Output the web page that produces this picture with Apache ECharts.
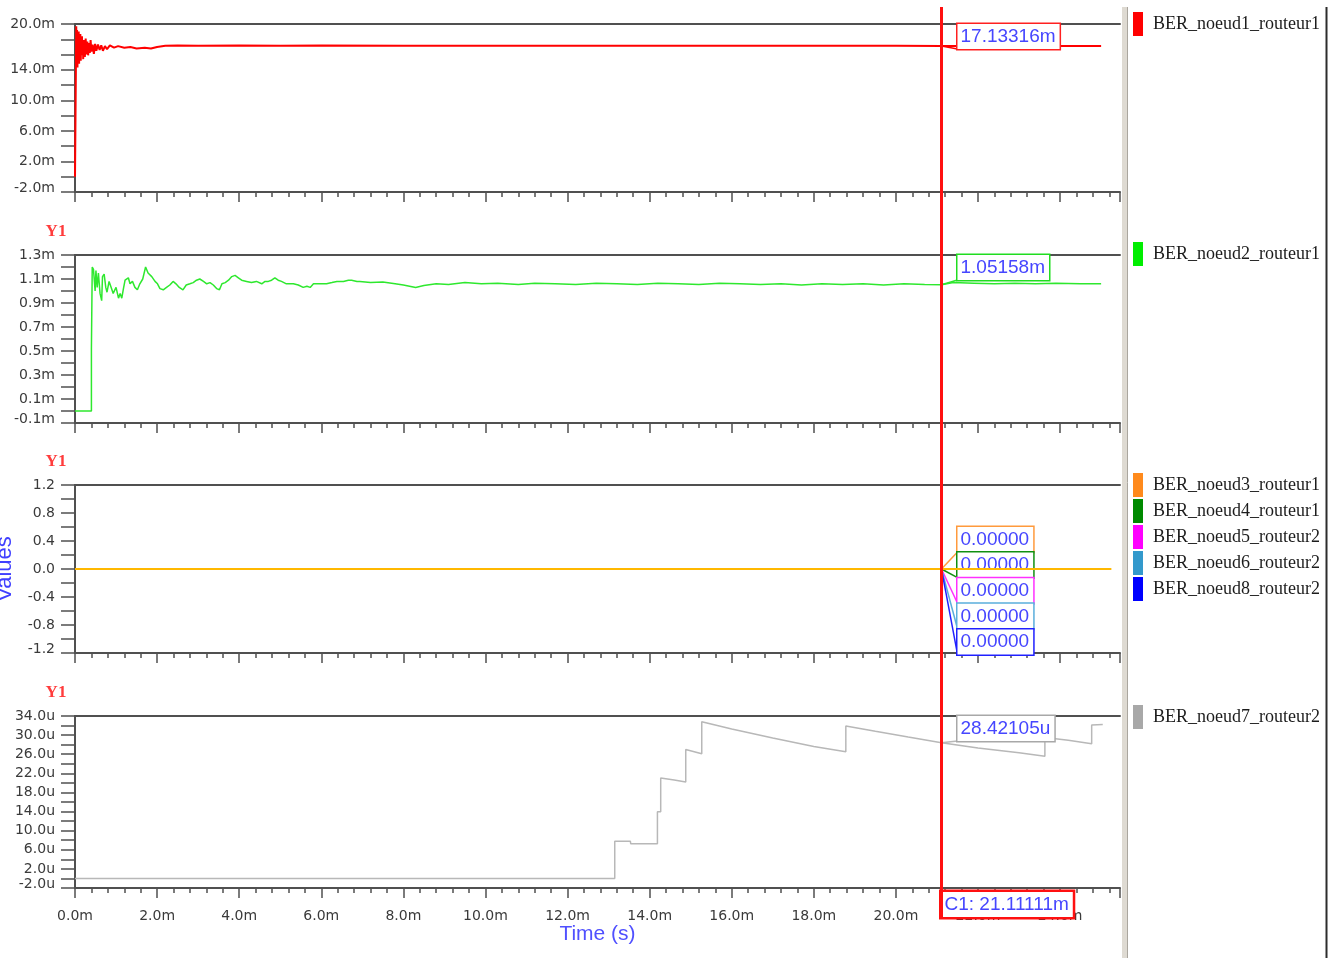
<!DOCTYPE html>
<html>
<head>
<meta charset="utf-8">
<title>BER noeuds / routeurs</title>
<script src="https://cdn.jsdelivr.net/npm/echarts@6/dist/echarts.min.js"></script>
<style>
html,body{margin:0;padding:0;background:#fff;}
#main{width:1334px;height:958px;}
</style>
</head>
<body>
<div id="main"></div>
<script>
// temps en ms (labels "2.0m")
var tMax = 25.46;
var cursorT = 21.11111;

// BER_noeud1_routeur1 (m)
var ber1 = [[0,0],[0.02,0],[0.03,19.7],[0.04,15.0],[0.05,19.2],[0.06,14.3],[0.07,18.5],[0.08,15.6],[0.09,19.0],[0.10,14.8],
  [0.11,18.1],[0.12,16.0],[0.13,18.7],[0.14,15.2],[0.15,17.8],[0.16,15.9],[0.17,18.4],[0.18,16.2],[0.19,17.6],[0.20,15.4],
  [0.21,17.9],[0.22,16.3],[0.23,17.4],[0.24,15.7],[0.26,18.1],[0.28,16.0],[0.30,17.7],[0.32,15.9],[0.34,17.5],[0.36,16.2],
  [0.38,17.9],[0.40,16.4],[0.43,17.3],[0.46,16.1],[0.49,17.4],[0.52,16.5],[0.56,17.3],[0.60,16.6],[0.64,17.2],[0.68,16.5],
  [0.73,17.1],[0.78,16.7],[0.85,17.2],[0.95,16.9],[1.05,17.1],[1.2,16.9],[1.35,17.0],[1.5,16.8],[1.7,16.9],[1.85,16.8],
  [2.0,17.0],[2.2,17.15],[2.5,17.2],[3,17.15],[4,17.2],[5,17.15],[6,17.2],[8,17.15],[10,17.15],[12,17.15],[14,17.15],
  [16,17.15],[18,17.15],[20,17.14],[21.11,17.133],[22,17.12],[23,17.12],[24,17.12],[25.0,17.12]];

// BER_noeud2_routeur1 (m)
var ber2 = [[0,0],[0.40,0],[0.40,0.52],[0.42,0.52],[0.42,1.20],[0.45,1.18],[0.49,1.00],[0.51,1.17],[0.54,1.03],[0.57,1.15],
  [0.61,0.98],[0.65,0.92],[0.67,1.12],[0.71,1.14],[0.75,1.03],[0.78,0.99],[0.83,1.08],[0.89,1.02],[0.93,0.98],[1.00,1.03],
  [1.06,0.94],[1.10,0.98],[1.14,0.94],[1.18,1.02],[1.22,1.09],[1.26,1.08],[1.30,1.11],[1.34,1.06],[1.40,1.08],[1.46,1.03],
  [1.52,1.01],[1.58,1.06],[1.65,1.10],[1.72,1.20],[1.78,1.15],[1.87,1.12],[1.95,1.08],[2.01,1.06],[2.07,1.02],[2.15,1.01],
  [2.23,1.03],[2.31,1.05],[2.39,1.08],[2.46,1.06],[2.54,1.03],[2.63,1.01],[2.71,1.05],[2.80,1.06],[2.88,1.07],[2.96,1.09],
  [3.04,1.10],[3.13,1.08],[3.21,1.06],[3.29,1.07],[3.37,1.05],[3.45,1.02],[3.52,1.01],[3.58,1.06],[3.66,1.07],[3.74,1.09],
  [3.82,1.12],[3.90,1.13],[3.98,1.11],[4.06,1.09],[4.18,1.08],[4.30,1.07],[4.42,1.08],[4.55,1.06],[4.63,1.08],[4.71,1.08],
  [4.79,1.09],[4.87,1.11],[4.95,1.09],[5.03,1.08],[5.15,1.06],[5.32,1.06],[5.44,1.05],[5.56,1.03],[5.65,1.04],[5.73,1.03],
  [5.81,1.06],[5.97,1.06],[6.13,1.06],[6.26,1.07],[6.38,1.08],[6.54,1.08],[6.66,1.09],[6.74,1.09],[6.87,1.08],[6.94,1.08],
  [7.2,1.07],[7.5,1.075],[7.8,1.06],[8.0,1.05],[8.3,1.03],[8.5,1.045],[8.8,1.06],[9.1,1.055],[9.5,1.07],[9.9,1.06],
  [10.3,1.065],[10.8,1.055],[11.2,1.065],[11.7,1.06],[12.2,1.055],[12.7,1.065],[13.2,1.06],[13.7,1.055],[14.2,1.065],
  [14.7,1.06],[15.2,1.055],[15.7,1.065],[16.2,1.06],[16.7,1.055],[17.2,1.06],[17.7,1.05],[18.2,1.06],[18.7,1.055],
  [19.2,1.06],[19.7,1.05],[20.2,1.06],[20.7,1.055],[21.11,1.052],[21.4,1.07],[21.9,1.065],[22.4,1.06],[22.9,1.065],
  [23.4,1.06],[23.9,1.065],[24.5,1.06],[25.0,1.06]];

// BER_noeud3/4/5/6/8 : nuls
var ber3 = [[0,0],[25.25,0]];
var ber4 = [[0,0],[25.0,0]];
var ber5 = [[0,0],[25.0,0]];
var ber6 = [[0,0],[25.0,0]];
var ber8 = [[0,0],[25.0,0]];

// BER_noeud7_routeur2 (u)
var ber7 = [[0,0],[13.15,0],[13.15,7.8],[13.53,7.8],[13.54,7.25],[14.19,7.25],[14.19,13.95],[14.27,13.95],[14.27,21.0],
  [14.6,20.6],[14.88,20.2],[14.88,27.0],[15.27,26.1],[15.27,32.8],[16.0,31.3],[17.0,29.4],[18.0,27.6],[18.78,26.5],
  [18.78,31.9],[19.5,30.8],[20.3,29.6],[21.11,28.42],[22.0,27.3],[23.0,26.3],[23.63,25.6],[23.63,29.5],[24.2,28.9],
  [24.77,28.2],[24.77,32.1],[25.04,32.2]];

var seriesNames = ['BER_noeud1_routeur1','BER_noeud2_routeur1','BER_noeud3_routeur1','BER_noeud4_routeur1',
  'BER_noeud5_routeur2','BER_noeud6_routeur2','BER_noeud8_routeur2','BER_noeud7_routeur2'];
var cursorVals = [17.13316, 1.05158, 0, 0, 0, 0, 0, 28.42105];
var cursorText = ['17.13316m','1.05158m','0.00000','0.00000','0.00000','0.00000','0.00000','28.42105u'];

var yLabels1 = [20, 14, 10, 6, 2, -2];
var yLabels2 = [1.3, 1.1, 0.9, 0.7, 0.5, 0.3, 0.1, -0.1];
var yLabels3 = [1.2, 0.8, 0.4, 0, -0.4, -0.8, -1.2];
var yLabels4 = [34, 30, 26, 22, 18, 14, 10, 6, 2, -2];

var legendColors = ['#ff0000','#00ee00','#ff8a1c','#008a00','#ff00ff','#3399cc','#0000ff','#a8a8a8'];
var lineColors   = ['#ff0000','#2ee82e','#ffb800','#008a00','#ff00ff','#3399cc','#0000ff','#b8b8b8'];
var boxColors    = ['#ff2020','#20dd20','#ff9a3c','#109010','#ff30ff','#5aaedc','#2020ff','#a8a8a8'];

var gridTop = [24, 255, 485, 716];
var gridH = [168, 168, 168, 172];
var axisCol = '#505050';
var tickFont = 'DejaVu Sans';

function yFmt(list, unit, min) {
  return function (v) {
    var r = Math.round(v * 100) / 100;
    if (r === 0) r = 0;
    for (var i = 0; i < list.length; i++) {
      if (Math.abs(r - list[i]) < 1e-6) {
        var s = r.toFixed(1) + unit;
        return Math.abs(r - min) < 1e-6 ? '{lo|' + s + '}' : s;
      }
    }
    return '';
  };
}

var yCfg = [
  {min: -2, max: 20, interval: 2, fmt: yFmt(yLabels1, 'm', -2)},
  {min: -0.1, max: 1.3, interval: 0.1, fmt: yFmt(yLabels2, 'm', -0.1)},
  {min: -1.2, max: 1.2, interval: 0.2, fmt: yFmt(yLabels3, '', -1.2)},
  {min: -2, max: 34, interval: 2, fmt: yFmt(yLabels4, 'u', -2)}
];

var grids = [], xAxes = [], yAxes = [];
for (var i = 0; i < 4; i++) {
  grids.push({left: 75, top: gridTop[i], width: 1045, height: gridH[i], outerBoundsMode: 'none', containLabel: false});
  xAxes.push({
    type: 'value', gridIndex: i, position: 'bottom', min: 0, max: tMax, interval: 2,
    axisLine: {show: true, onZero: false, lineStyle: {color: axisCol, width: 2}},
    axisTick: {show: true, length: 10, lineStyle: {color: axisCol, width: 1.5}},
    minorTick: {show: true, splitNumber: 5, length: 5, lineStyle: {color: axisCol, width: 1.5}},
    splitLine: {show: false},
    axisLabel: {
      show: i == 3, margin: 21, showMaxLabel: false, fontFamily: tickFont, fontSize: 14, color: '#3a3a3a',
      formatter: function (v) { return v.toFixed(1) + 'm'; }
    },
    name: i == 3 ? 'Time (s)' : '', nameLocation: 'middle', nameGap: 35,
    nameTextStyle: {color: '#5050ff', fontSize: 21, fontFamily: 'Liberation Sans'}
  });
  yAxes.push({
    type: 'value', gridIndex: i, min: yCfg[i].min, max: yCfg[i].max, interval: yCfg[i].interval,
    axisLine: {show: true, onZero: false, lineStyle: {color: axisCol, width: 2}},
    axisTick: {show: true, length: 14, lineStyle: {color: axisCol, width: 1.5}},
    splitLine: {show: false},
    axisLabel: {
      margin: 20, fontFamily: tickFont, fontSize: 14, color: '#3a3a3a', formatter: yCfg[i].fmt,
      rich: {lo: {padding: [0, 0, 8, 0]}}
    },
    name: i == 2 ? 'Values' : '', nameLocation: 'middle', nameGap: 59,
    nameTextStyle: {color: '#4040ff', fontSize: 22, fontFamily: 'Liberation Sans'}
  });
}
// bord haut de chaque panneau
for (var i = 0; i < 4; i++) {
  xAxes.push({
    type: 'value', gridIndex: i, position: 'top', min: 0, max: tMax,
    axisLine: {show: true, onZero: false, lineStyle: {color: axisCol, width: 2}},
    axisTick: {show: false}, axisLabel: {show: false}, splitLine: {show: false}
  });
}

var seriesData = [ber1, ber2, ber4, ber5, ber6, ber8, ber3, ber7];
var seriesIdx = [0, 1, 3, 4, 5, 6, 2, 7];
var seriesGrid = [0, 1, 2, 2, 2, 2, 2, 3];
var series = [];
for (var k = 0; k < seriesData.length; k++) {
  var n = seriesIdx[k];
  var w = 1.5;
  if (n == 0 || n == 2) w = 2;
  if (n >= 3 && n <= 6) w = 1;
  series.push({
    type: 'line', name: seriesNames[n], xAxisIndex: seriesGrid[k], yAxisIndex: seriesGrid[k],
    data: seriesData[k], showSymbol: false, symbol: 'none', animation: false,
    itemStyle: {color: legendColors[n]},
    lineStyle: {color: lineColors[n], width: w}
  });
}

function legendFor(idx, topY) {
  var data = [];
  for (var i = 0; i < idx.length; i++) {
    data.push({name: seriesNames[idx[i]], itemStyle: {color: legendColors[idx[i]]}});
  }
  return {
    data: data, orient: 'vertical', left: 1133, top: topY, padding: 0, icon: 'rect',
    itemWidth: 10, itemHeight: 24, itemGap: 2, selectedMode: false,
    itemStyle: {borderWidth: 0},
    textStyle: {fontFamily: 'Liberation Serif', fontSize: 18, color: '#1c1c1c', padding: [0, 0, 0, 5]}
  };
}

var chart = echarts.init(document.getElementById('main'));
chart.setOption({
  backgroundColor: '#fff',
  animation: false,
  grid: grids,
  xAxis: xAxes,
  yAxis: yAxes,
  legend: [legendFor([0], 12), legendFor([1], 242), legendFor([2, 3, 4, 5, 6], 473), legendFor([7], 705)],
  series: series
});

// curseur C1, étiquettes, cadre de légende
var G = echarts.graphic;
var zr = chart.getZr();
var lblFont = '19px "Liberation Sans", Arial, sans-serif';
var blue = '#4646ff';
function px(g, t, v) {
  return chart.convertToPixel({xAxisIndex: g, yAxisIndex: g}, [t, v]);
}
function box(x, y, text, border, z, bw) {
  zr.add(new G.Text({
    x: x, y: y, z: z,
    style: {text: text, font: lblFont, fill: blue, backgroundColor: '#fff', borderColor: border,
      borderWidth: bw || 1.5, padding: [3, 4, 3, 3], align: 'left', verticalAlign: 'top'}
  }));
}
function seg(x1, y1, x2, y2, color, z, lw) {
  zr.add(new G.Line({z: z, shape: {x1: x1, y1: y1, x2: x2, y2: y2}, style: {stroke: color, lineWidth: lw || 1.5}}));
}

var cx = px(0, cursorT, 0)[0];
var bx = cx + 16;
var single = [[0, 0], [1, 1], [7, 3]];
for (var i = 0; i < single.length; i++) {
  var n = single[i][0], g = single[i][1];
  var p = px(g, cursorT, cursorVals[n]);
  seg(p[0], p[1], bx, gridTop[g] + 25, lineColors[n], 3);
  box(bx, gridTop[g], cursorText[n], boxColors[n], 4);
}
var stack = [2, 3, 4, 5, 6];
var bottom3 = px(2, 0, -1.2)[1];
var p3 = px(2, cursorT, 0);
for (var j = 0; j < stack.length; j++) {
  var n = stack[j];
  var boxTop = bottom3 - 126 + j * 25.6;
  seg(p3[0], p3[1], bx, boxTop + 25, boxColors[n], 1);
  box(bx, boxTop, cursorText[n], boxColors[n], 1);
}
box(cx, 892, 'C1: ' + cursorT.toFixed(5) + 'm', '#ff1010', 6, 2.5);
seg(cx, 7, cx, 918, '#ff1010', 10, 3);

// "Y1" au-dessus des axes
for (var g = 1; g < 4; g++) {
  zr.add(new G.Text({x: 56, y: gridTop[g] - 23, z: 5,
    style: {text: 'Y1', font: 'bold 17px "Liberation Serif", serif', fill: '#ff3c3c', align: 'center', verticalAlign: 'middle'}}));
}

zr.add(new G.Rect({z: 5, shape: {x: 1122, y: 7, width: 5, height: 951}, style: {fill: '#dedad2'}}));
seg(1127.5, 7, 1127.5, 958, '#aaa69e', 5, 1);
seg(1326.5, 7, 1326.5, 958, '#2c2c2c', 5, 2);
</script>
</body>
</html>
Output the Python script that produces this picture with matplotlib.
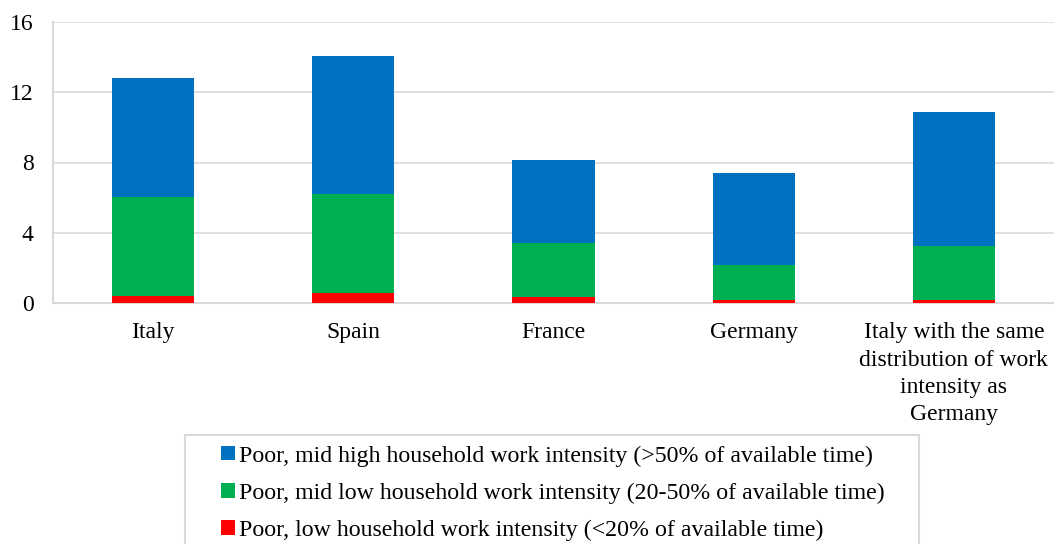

◆ ◆ ◆ ◆ ◆ ◆ ◆

• **TASK DETAILS**:
Restate, line by line and word for word, everything from the top of the material through the line that contains "var cursorT = 21.11111;". Leave pictures out.

• **EXERCISE RESPONSE**:
Output the web page that produces this picture with Apache ECharts.
<!DOCTYPE html>
<html>
<head>
<meta charset="utf-8">
<title>BER noeuds / routeurs</title>
<script src="https://cdn.jsdelivr.net/npm/echarts@6/dist/echarts.min.js"></script>
<style>
html,body{margin:0;padding:0;background:#fff;}
#main{width:1334px;height:958px;}
</style>
</head>
<body>
<div id="main"></div>
<script>
// temps en ms (labels "2.0m")
var tMax = 25.46;
var cursorT = 21.11111;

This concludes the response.